Gimbal

A compass, lamp, or spinning rotor can be exquisitely made and still fail for one dull reason: the world will not hold still around it. The gimbal solved that problem with almost insulting simplicity. Put one ring inside another, give each ring its own axis, and suspend the load so gravity keeps the center mass hanging low. The frame may pitch and roll, but the object inside gets to keep its own orientation.

That idea appears in the Hellenistic world by the third century BCE. A description attributed to the Greek engineer Philo of Byzantium, working in Alexandria in Egypt, describes an inkpot or vessel supported so it stays upright while the outer frame moves. The device did not require advanced theory so much as a precise mechanical instinct. Metalworkers had to make rings stiff enough not to warp, pivots smooth enough to swing freely, and containers balanced enough that the suspended object would seek level rather than fight it. In other words, the gimbal became possible when artisans could build controlled rotational freedom instead of treating motion as a flaw to be eliminated.

A second lineage appears in China. Han and later Chinese sources describe suspended incense burners that could remain level while being carried, and later examples associated with Ding Huan show the same core logic: isolate the inner chamber from the disturbance outside it. Whether that Chinese line descended from western transmission or emerged independently is still unclear, but the historical pattern looks like `convergent-evolution`. Different societies faced the same mechanical problem and found the same answer in nested rings and offset pivots.

The real ecological niche for the gimbal arrived at sea. Ships turned every sensitive instrument into a victim of roll, pitch, and vibration. A directional device is far less useful if the deck keeps slamming it sideways, and a flame or measuring instrument is worse than useless if it spills. Maritime trade therefore acted as `niche-construction`: larger ships, longer voyages, and open-water navigation created an environment that rewarded any device able to preserve its own frame of reference. The gimbal did not tell sailors where they were. It made it possible for other instruments to keep telling the truth while the ship moved.

That is why the gimbal sits quietly behind the later history of the `compass` and the `dry-compass`. Magnetism gave navigators direction, but shipboard service demanded more than a pointing needle. The instrument had to stay readable on a living deck. By 1537 European texts were already describing compass bowls mounted in gimbals to keep them level on tossing ships. The same architecture later held marine chronometers level enough to survive long voyages; by the early nineteenth century that arrangement had become standard enough that chronometers were routinely sold in wooden boxes with gimbaled bowls.

Once engineers learned this trick, `path-dependence` took over. The named term "gimbal" entered European usage through sixteenth-century Italy, after Girolamo Cardano described the suspension and gave Latin Europe a durable vocabulary for it, but the form kept reappearing because it worked. A stabilization problem arose; someone reached for concentric rings. Better bearings, finer machining, and smaller instruments changed the scale, not the grammar. Old mechanical habits hardened into standard practice.

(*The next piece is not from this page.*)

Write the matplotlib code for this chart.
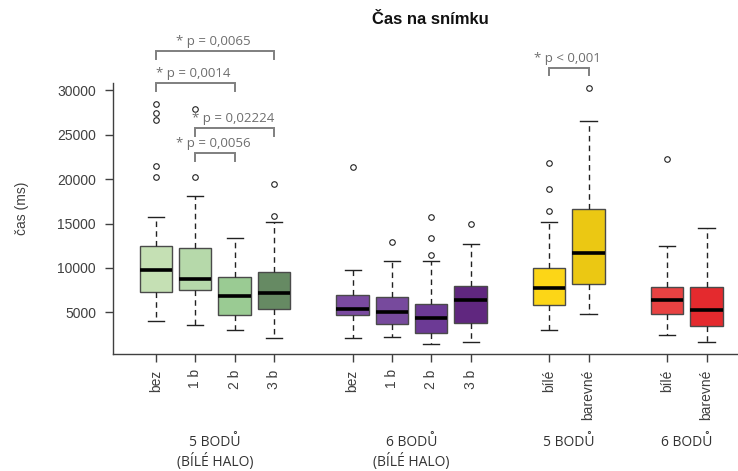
import matplotlib
matplotlib.use('Agg')
import matplotlib.pyplot as plt
from matplotlib.transforms import blended_transform_factory

# box positions and tick labels (4 + 4 + 2 + 2 groups, one empty slot between groups)
positions = [1, 2, 3, 4, 6, 7, 8, 9, 11, 12, 14, 15]
tick_labels = ['bez', '1 b', '2 b', '3 b', 'bez', '1 b', '2 b', '3 b',
               'bílé', 'barevné', 'bílé', 'barevné']
colors = ['#c5e0b4', '#b6d9aa', '#9acb93', '#668a63',
          '#7a4aa0', '#774a9d', '#6c3a95', '#60277f',
          '#fcd617', '#ebc813', '#e84242', '#e42a2e']

# five-number summaries read per box (ms)
whislo = [3990, 3580, 3060, 2160, 2160, 2240, 1480, 1710, 3020, 4820, 2490, 1710]
q1 = [7330, 7520, 4660, 5420, 4660, 3650, 2690, 3760, 5790, 8190, 4850, 3500]
med = [9720, 8790, 6800, 7210, 5340, 5000, 4330, 6430, 7700, 11740, 6430, 5300]
q3 = [12420, 12300, 8980, 9540, 6910, 6730, 5980, 8000, 9990, 16620, 7880, 7880]
whishi = [15720, 18150, 13430, 15230, 9720, 10810, 10810, 12690, 15230, 26540, 12420, 14520]
fliers = [[28480, 27400, 26650, 21450, 20250],
          [27850, 20250],
          [],
          [15900, 19460],
          [21380],
          [12870],
          [11480, 13320, 15750],
          [14930],
          [16460, 18870, 21850],
          [30250],
          [22270],
          []]

# significance brackets: left pos, right pos, bracket height, text
brackets = [(1, 4, 34400, '* p = 0,0065'),
            (1, 3, 30780, '* p = 0,0014'),
            (2, 4, 25720, '* p = 0,02224'),
            (2, 3, 22910, '* p = 0,0056'),
            (11, 12, 32530, '* p < 0,001')]

groups = [(2.5, '5 BODŮ\n(BÍLÉ HALO)'), (7.5, '6 BODŮ\n(BÍLÉ HALO)'),
          (11.5, '5 BODŮ'), (14.5, '6 BODŮ')]

W, H = 738, 471
fig = plt.figure(figsize=(W / 100, H / 100), dpi=100)
ax = fig.add_axes([112.7 / W, 117 / H, (W - 112.7) / W, 271 / H])

stats = []
for i in range(len(positions)):
    stats.append({'whislo': whislo[i], 'q1': q1[i], 'med': med[i], 'q3': q3[i],
                  'whishi': whishi[i], 'fliers': fliers[i]})

bp = ax.bxp(stats, positions=positions, widths=0.82, patch_artist=True,
            boxprops=dict(edgecolor='#4a4a4a', linewidth=1.0),
            medianprops=dict(color='black', linewidth=2.6),
            whiskerprops=dict(color='#222222', linewidth=1.0, linestyle=(0, (4, 3))),
            capprops=dict(color='#222222', linewidth=1.0),
            flierprops=dict(marker='o', markersize=4.0, markerfacecolor='none',
                            markeredgecolor='#222222', markeredgewidth=0.8),
            capwidths=0.41)
for patch, c in zip(bp['boxes'], colors):
    patch.set_facecolor(c)

ax.set_xlim(-0.10, 15.80)
ax.set_ylim(326, 30810)
ax.set_yticks([5000, 10000, 15000, 20000, 25000, 30000])
ax.set_yticklabels(['5000', '10000', '15000', '20000', '25000', '30000'],
                   fontsize=10, color='#404040', family='Liberation Sans')
ax.set_xticks(positions)
ax.set_xticklabels(tick_labels, rotation=90, fontsize=10, color='#404040',
                   family='Liberation Sans')
ax.tick_params(axis='both', length=6, width=1.0, color='#404040')
ax.tick_params(axis='y', pad=6)
ax.tick_params(axis='x', pad=5)
for s in ['top', 'right']:
    ax.spines[s].set_visible(False)
for s in ['left', 'bottom']:
    ax.spines[s].set_color('#404040')
    ax.spines[s].set_linewidth(1.0)

# brackets above the boxes
drop = 850
for x0, x1, y, txt in brackets:
    ax.plot([x0, x0, x1, x1], [y - drop, y, y, y - drop], color='#7f7f7f',
            linewidth=1.4, clip_on=False, solid_joinstyle='miter')
    ax.text((x0 + x1) / 2 - 0.05, y + 350, txt, ha='center', va='bottom',
            fontsize=9.5, color='#6e6e6e', family='Open Sans', clip_on=False)

# group captions under the tick labels
tr = blended_transform_factory(ax.transData, fig.transFigure)
for x, txt in groups:
    ax.text(x, (H - 435) / H, txt, transform=tr, ha='center', va='top',
            fontsize=10, color='#333333', family='Open Sans', linespacing=1.2)

fig.text(430 / W, (H - 20) / H, 'Čas na snímku', ha='center', va='center',
         fontsize=12, fontweight='bold', family='Liberation Sans', color='#111111')
fig.text(22 / W, (H - 208) / H, 'čas (ms)', rotation=90, ha='center', va='center',
         fontsize=10, color='#404040', family='Liberation Sans')

fig.savefig('out.png', dpi=100)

That persistence mattered when nineteenth-century physicists and instrument makers built the `gyroscope`. A spinning rotor can only display its stubborn refusal to change orientation if it is allowed to move around multiple axes. The gimbal provided that cage. Later gyro instruments and gyrocompasses were not merely descendants in spirit. They were literal inheritances of the same suspension logic, now coupled to fast rotation, precision bearings, and new demands for naval control. In that sense the gimbal was less a finished invention than a platform: a small piece of mechanical grammar that later inventions kept reusing whenever they needed a protected reference frame.

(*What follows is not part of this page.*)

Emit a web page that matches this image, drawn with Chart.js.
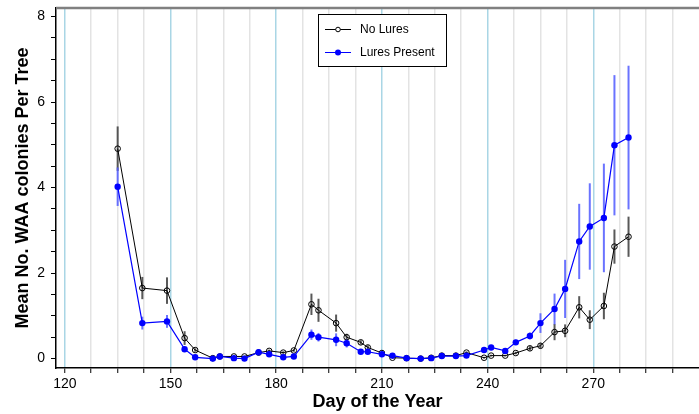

Its importance is easy to miss because it rarely occupies center stage. People remember the compass, the chronometer, and the gyroscope, not the rings that let them ignore the motion around them. But that is exactly what makes the gimbal a good adjacent-possible story. It emerged when metalworking, balance, and pivoted joints were mature enough to be recombined into a suspension system. It spread because ships, surveyors, and instrument makers kept encountering the same problem of false movement. And it endured because once a civilization learns how to separate internal stability from external turbulence, it keeps applying that lesson in one instrument after another.